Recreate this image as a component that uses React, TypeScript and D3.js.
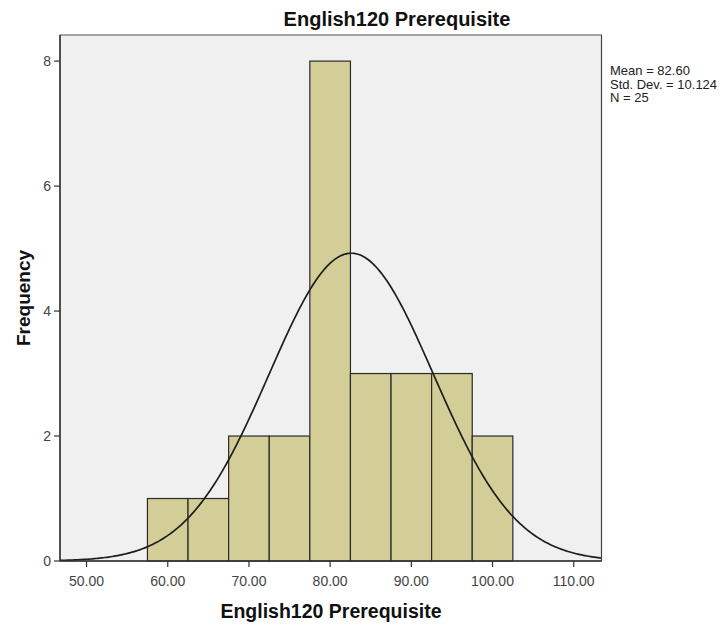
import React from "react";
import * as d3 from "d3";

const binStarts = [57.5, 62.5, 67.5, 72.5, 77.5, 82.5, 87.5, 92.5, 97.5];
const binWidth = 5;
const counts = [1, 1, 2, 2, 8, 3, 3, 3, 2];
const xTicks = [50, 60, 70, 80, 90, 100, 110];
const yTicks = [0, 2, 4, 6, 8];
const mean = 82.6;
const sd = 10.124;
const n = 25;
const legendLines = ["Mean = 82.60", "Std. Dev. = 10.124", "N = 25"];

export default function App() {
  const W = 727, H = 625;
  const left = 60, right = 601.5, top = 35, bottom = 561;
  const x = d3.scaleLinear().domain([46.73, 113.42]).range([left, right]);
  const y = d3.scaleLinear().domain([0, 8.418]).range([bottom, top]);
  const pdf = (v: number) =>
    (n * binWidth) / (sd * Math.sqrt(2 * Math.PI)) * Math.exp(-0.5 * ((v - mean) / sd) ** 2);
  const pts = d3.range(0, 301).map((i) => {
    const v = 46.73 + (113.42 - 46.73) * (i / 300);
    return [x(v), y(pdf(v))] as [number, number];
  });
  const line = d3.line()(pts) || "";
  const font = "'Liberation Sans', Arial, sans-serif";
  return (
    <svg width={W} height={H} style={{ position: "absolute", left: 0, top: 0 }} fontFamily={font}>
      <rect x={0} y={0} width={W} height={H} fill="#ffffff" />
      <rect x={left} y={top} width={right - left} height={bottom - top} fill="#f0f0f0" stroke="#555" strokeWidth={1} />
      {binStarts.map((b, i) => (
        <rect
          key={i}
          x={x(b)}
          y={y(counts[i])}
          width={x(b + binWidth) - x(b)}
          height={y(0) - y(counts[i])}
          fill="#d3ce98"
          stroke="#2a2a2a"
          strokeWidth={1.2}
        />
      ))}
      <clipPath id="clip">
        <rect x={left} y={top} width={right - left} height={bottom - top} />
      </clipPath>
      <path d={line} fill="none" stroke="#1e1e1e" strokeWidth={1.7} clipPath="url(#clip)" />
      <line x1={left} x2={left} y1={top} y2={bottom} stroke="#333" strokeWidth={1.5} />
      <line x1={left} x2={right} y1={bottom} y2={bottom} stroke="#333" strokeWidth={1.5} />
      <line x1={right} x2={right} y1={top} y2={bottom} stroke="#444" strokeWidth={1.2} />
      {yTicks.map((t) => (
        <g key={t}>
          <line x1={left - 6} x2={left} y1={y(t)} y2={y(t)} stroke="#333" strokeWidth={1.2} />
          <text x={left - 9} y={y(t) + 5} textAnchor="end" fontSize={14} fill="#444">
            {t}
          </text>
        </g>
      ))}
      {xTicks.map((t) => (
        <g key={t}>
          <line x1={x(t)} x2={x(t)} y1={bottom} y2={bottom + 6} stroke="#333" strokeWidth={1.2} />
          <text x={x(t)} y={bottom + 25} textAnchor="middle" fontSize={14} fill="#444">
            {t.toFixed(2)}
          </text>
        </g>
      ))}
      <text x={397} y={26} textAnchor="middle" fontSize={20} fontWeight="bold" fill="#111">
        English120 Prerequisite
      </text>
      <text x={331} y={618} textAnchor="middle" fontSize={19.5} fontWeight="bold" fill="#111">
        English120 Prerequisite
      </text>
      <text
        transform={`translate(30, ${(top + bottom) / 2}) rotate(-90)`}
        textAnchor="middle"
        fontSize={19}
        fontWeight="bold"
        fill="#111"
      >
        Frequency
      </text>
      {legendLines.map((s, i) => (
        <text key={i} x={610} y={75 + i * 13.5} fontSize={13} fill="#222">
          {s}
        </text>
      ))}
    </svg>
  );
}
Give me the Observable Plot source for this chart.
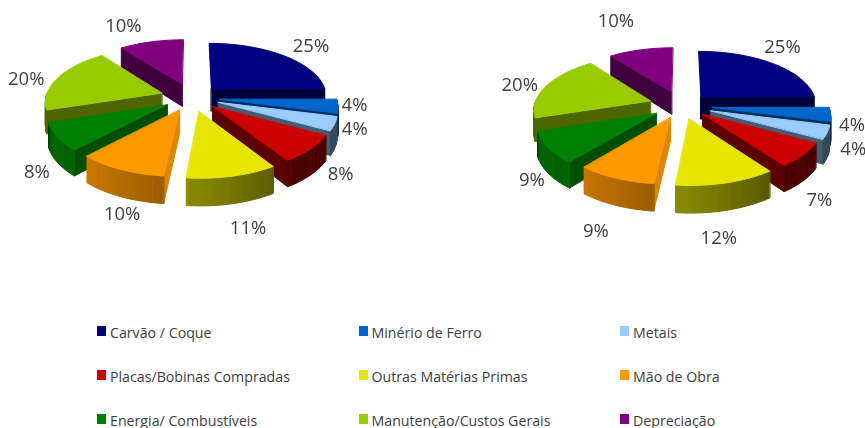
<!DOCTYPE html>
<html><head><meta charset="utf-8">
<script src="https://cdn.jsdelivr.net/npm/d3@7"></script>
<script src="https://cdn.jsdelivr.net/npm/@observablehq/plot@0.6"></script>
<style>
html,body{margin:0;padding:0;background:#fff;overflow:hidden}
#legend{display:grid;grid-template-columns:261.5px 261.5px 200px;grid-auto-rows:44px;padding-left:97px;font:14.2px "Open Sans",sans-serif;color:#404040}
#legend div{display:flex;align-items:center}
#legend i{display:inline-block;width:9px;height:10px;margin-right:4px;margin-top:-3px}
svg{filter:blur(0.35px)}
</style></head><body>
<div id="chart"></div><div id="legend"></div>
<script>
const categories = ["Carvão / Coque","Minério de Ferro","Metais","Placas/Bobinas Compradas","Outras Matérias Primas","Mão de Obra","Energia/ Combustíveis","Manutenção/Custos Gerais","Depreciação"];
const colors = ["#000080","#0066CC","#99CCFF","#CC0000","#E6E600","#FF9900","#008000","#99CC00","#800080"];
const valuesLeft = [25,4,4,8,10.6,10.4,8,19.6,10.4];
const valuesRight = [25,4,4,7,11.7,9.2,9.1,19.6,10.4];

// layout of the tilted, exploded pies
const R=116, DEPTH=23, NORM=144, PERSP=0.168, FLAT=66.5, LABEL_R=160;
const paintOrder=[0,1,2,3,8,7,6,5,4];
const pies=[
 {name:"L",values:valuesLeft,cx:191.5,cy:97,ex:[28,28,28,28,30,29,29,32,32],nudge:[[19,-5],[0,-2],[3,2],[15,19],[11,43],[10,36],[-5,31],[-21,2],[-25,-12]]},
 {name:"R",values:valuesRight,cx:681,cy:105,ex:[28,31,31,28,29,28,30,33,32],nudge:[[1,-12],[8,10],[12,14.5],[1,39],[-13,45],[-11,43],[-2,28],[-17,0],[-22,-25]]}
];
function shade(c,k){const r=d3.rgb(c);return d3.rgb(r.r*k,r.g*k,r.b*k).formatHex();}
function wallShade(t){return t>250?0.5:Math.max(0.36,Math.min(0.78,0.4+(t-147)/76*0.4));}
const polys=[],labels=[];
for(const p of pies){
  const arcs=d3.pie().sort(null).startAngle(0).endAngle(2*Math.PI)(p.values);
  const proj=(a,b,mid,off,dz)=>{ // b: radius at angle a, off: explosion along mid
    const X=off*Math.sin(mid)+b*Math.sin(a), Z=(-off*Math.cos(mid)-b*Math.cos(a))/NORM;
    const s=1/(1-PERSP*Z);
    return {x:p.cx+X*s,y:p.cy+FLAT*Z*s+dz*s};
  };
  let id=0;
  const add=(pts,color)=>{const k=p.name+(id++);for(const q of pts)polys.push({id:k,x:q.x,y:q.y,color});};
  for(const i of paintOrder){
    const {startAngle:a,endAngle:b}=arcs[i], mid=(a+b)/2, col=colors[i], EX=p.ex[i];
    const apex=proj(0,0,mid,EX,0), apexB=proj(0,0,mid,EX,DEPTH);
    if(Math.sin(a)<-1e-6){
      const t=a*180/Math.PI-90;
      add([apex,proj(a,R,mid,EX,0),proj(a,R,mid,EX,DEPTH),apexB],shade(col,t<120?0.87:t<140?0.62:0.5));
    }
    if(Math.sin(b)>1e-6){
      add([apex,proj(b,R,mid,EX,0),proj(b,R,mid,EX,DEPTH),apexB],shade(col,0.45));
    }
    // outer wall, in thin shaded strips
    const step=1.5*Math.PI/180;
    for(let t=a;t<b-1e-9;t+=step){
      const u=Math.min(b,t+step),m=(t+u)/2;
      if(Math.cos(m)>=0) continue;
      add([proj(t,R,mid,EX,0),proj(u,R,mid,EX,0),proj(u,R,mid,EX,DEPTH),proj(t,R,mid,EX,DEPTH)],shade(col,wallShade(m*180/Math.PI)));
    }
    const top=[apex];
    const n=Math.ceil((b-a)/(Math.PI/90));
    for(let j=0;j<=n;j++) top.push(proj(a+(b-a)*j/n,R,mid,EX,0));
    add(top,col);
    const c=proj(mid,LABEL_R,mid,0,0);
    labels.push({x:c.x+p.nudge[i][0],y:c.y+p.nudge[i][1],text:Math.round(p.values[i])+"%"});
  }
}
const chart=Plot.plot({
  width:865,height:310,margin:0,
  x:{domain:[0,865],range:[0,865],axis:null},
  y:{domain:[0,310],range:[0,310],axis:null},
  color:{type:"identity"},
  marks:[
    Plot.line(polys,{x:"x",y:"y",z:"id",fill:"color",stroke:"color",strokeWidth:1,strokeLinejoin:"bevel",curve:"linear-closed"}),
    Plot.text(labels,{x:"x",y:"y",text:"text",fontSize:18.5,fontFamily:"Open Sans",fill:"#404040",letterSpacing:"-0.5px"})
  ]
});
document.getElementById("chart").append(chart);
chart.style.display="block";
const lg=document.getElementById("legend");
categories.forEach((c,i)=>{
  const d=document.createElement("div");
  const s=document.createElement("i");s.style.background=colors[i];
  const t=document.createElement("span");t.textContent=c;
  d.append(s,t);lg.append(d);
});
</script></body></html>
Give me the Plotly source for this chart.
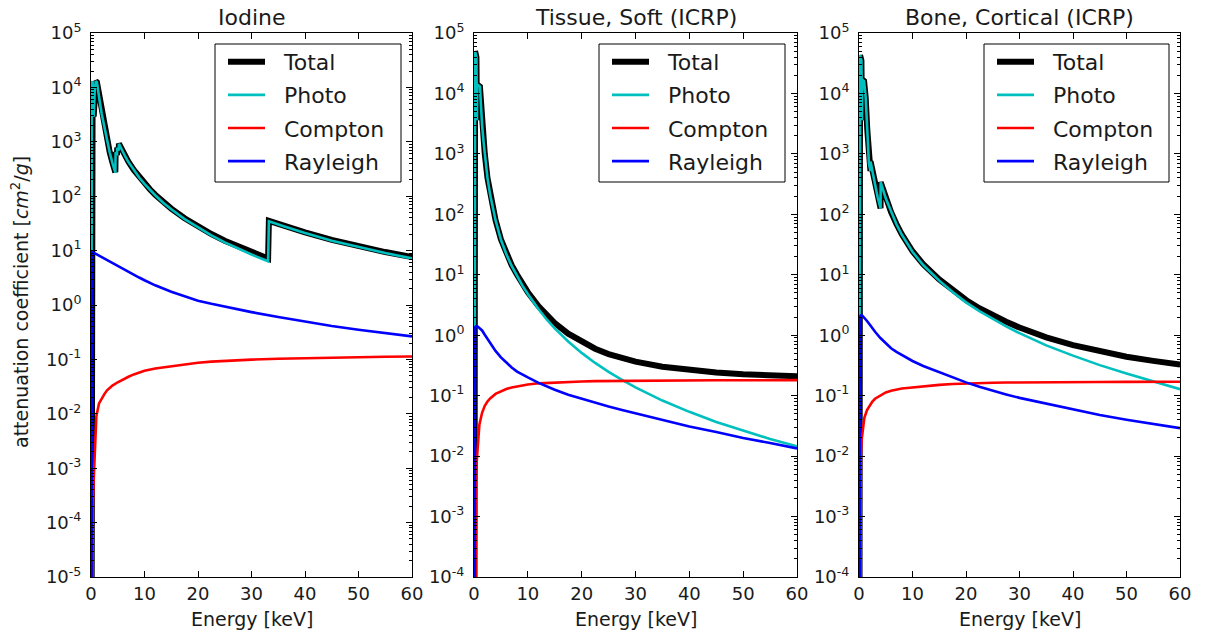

**********

Could you quote, word for word, only the lines from the one containing "Give me the Observable" through the one containing "const valuesRight = [25,4,4,7,11.7,9.2,9.1,19.6,10.4];", both included, and leave out any pictures?

Give me the Observable Plot source for this chart.
<!DOCTYPE html>
<html><head><meta charset="utf-8">
<script src="https://cdn.jsdelivr.net/npm/d3@7"></script>
<script src="https://cdn.jsdelivr.net/npm/@observablehq/plot@0.6"></script>
<style>
html,body{margin:0;padding:0;background:#fff;overflow:hidden}
#legend{display:grid;grid-template-columns:261.5px 261.5px 200px;grid-auto-rows:44px;padding-left:97px;font:14.2px "Open Sans",sans-serif;color:#404040}
#legend div{display:flex;align-items:center}
#legend i{display:inline-block;width:9px;height:10px;margin-right:4px;margin-top:-3px}
svg{filter:blur(0.35px)}
</style></head><body>
<div id="chart"></div><div id="legend"></div>
<script>
const categories = ["Carvão / Coque","Minério de Ferro","Metais","Placas/Bobinas Compradas","Outras Matérias Primas","Mão de Obra","Energia/ Combustíveis","Manutenção/Custos Gerais","Depreciação"];
const colors = ["#000080","#0066CC","#99CCFF","#CC0000","#E6E600","#FF9900","#008000","#99CC00","#800080"];
const valuesLeft = [25,4,4,8,10.6,10.4,8,19.6,10.4];
const valuesRight = [25,4,4,7,11.7,9.2,9.1,19.6,10.4];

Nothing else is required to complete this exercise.